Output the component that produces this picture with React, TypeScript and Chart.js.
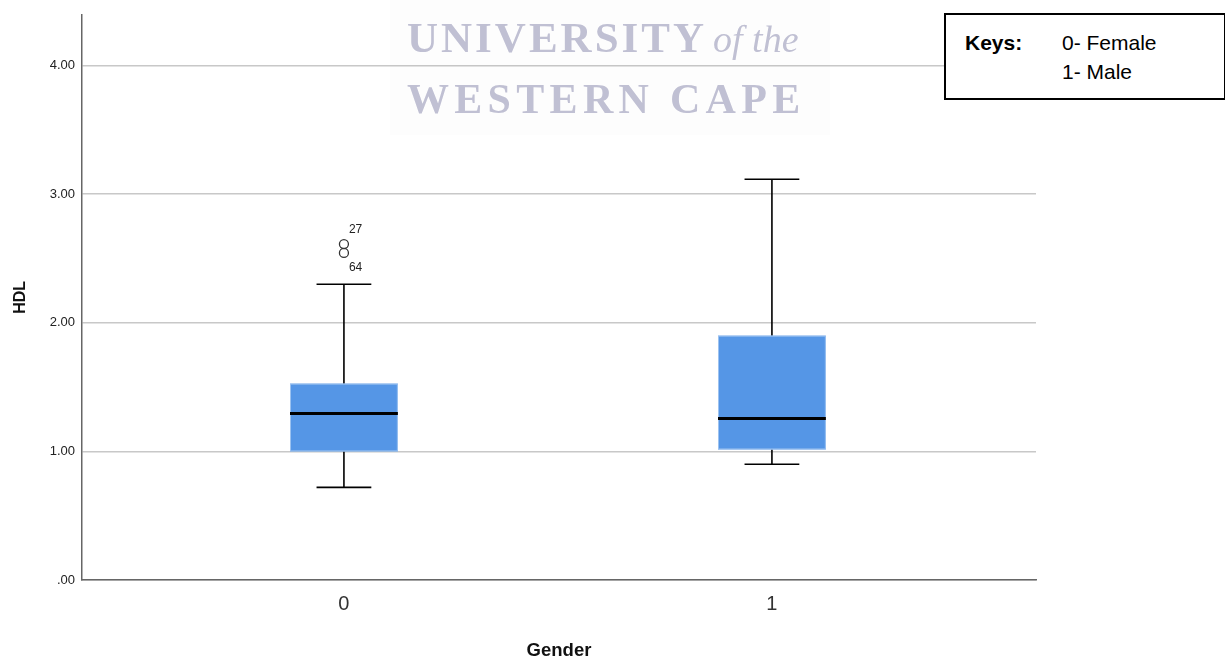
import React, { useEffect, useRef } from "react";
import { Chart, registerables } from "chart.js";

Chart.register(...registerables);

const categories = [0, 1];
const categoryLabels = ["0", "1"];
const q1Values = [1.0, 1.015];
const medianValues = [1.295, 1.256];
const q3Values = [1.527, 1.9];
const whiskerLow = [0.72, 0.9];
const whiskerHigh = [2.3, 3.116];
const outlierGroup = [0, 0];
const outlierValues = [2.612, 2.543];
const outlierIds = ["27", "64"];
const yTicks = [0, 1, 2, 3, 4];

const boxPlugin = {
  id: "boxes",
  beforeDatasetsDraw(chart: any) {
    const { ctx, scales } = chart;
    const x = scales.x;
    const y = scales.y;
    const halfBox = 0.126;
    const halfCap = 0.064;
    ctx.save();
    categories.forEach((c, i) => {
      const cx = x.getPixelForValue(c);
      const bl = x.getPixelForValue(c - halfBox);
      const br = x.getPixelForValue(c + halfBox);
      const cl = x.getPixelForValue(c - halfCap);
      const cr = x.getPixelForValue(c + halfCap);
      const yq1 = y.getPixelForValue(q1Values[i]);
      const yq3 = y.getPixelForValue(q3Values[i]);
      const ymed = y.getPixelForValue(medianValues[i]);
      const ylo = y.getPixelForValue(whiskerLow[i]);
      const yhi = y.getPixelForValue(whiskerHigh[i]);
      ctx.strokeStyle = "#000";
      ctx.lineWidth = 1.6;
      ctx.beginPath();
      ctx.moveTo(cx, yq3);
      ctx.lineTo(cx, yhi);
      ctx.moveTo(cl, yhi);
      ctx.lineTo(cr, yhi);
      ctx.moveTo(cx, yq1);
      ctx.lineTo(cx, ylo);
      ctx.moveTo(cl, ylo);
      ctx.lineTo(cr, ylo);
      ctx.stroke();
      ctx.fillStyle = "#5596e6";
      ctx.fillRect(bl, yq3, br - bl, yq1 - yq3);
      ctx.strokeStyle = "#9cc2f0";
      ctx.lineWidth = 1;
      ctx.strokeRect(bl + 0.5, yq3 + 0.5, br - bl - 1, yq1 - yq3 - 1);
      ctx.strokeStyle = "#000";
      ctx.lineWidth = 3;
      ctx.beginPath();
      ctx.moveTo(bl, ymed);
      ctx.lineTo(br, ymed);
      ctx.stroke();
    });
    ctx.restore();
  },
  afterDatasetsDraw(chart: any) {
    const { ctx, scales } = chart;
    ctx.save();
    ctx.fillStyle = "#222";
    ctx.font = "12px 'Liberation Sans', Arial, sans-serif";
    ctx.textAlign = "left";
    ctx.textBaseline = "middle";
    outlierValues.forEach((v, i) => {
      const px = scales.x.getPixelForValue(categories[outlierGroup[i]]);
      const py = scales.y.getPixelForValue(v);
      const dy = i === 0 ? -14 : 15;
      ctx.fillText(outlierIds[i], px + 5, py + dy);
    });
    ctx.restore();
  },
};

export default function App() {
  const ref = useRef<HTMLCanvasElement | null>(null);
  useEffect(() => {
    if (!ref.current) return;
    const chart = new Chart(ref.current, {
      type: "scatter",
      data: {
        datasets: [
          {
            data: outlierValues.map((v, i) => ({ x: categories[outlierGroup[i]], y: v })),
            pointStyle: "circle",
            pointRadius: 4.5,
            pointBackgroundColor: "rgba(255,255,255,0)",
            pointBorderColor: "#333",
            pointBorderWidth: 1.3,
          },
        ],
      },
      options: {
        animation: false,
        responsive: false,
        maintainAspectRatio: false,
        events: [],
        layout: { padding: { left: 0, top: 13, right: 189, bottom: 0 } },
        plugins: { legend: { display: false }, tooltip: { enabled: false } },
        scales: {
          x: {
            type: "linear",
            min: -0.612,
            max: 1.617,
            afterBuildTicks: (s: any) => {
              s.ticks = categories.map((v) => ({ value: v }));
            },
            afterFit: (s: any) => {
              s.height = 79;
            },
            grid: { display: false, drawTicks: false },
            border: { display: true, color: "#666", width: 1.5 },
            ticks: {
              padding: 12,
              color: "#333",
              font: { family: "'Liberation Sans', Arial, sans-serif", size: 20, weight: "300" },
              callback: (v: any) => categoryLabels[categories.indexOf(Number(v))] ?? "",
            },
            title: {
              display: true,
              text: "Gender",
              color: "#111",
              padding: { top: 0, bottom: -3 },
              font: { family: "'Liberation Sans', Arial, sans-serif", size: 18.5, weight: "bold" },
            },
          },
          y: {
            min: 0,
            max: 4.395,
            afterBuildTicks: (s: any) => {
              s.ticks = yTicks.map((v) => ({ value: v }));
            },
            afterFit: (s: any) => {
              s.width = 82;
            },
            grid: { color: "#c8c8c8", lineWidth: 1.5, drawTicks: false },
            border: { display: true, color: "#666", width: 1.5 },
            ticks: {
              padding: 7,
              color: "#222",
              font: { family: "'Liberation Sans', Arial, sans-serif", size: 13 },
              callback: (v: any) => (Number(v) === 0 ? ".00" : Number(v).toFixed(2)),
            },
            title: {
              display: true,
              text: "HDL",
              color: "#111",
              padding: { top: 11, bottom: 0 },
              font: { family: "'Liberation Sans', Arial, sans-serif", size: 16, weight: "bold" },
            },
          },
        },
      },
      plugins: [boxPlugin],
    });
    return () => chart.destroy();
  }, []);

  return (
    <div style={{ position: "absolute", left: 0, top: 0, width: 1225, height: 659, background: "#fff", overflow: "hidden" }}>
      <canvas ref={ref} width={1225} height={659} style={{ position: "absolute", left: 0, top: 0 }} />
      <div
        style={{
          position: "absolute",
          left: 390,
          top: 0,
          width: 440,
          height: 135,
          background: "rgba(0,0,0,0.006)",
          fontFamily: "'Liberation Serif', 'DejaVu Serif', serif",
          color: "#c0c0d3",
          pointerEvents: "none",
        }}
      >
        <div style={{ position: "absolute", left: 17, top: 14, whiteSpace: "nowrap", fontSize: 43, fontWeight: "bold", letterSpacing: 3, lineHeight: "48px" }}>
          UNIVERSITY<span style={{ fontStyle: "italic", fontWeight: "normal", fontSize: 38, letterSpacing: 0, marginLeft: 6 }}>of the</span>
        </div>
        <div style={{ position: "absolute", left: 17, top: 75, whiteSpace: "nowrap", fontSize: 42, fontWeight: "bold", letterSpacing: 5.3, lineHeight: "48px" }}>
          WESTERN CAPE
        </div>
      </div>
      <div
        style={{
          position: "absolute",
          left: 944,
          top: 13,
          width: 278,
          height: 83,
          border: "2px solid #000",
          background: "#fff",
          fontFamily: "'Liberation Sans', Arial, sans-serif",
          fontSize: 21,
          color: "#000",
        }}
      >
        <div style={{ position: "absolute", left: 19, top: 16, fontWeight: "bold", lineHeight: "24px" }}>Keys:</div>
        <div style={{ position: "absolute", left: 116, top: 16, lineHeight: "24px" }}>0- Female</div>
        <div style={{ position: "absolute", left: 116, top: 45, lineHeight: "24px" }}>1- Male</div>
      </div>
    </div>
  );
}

Your objective: Every line above should be repeated exactly; pictures stay out of the copy.

Problem solution:
Output the component that produces this picture with React, TypeScript and Chart.js.
import React, { useEffect, useRef } from "react";
import { Chart, registerables } from "chart.js";

Chart.register(...registerables);

const categories = [0, 1];
const categoryLabels = ["0", "1"];
const q1Values = [1.0, 1.015];
const medianValues = [1.295, 1.256];
const q3Values = [1.527, 1.9];
const whiskerLow = [0.72, 0.9];
const whiskerHigh = [2.3, 3.116];
const outlierGroup = [0, 0];
const outlierValues = [2.612, 2.543];
const outlierIds = ["27", "64"];
const yTicks = [0, 1, 2, 3, 4];

const boxPlugin = {
  id: "boxes",
  beforeDatasetsDraw(chart: any) {
    const { ctx, scales } = chart;
    const x = scales.x;
    const y = scales.y;
    const halfBox = 0.126;
    const halfCap = 0.064;
    ctx.save();
    categories.forEach((c, i) => {
      const cx = x.getPixelForValue(c);
      const bl = x.getPixelForValue(c - halfBox);
      const br = x.getPixelForValue(c + halfBox);
      const cl = x.getPixelForValue(c - halfCap);
      const cr = x.getPixelForValue(c + halfCap);
      const yq1 = y.getPixelForValue(q1Values[i]);
      const yq3 = y.getPixelForValue(q3Values[i]);
      const ymed = y.getPixelForValue(medianValues[i]);
      const ylo = y.getPixelForValue(whiskerLow[i]);
      const yhi = y.getPixelForValue(whiskerHigh[i]);
      ctx.strokeStyle = "#000";
      ctx.lineWidth = 1.6;
      ctx.beginPath();
      ctx.moveTo(cx, yq3);
      ctx.lineTo(cx, yhi);
      ctx.moveTo(cl, yhi);
      ctx.lineTo(cr, yhi);
      ctx.moveTo(cx, yq1);
      ctx.lineTo(cx, ylo);
      ctx.moveTo(cl, ylo);
      ctx.lineTo(cr, ylo);
      ctx.stroke();
      ctx.fillStyle = "#5596e6";
      ctx.fillRect(bl, yq3, br - bl, yq1 - yq3);
      ctx.strokeStyle = "#9cc2f0";
      ctx.lineWidth = 1;
      ctx.strokeRect(bl + 0.5, yq3 + 0.5, br - bl - 1, yq1 - yq3 - 1);
      ctx.strokeStyle = "#000";
      ctx.lineWidth = 3;
      ctx.beginPath();
      ctx.moveTo(bl, ymed);
      ctx.lineTo(br, ymed);
      ctx.stroke();
    });
    ctx.restore();
  },
  afterDatasetsDraw(chart: any) {
    const { ctx, scales } = chart;
    ctx.save();
    ctx.fillStyle = "#222";
    ctx.font = "12px 'Liberation Sans', Arial, sans-serif";
    ctx.textAlign = "left";
    ctx.textBaseline = "middle";
    outlierValues.forEach((v, i) => {
      const px = scales.x.getPixelForValue(categories[outlierGroup[i]]);
      const py = scales.y.getPixelForValue(v);
      const dy = i === 0 ? -14 : 15;
      ctx.fillText(outlierIds[i], px + 5, py + dy);
    });
    ctx.restore();
  },
};

export default function App() {
  const ref = useRef<HTMLCanvasElement | null>(null);
  useEffect(() => {
    if (!ref.current) return;
    const chart = new Chart(ref.current, {
      type: "scatter",
      data: {
        datasets: [
          {
            data: outlierValues.map((v, i) => ({ x: categories[outlierGroup[i]], y: v })),
            pointStyle: "circle",
            pointRadius: 4.5,
            pointBackgroundColor: "rgba(255,255,255,0)",
            pointBorderColor: "#333",
            pointBorderWidth: 1.3,
          },
        ],
      },
      options: {
        animation: false,
        responsive: false,
        maintainAspectRatio: false,
        events: [],
        layout: { padding: { left: 0, top: 13, right: 189, bottom: 0 } },
        plugins: { legend: { display: false }, tooltip: { enabled: false } },
        scales: {
          x: {
            type: "linear",
            min: -0.612,
            max: 1.617,
            afterBuildTicks: (s: any) => {
              s.ticks = categories.map((v) => ({ value: v }));
            },
            afterFit: (s: any) => {
              s.height = 79;
            },
            grid: { display: false, drawTicks: false },
            border: { display: true, color: "#666", width: 1.5 },
            ticks: {
              padding: 12,
              color: "#333",
              font: { family: "'Liberation Sans', Arial, sans-serif", size: 20, weight: "300" },
              callback: (v: any) => categoryLabels[categories.indexOf(Number(v))] ?? "",
            },
            title: {
              display: true,
              text: "Gender",
              color: "#111",
              padding: { top: 0, bottom: -3 },
              font: { family: "'Liberation Sans', Arial, sans-serif", size: 18.5, weight: "bold" },
            },
          },
          y: {
            min: 0,
            max: 4.395,
            afterBuildTicks: (s: any) => {
              s.ticks = yTicks.map((v) => ({ value: v }));
            },
            afterFit: (s: any) => {
              s.width = 82;
            },
            grid: { color: "#c8c8c8", lineWidth: 1.5, drawTicks: false },
            border: { display: true, color: "#666", width: 1.5 },
            ticks: {
              padding: 7,
              color: "#222",
              font: { family: "'Liberation Sans', Arial, sans-serif", size: 13 },
              callback: (v: any) => (Number(v) === 0 ? ".00" : Number(v).toFixed(2)),
            },
            title: {
              display: true,
              text: "HDL",
              color: "#111",
              padding: { top: 11, bottom: 0 },
              font: { family: "'Liberation Sans', Arial, sans-serif", size: 16, weight: "bold" },
            },
          },
        },
      },
      plugins: [boxPlugin],
    });
    return () => chart.destroy();
  }, []);

  return (
    <div style={{ position: "absolute", left: 0, top: 0, width: 1225, height: 659, background: "#fff", overflow: "hidden" }}>
      <canvas ref={ref} width={1225} height={659} style={{ position: "absolute", left: 0, top: 0 }} />
      <div
        style={{
          position: "absolute",
          left: 390,
          top: 0,
          width: 440,
          height: 135,
          background: "rgba(0,0,0,0.006)",
          fontFamily: "'Liberation Serif', 'DejaVu Serif', serif",
          color: "#c0c0d3",
          pointerEvents: "none",
        }}
      >
        <div style={{ position: "absolute", left: 17, top: 14, whiteSpace: "nowrap", fontSize: 43, fontWeight: "bold", letterSpacing: 3, lineHeight: "48px" }}>
          UNIVERSITY<span style={{ fontStyle: "italic", fontWeight: "normal", fontSize: 38, letterSpacing: 0, marginLeft: 6 }}>of the</span>
        </div>
        <div style={{ position: "absolute", left: 17, top: 75, whiteSpace: "nowrap", fontSize: 42, fontWeight: "bold", letterSpacing: 5.3, lineHeight: "48px" }}>
          WESTERN CAPE
        </div>
      </div>
      <div
        style={{
          position: "absolute",
          left: 944,
          top: 13,
          width: 278,
          height: 83,
          border: "2px solid #000",
          background: "#fff",
          fontFamily: "'Liberation Sans', Arial, sans-serif",
          fontSize: 21,
          color: "#000",
        }}
      >
        <div style={{ position: "absolute", left: 19, top: 16, fontWeight: "bold", lineHeight: "24px" }}>Keys:</div>
        <div style={{ position: "absolute", left: 116, top: 16, lineHeight: "24px" }}>0- Female</div>
        <div style={{ position: "absolute", left: 116, top: 45, lineHeight: "24px" }}>1- Male</div>
      </div>
    </div>
  );
}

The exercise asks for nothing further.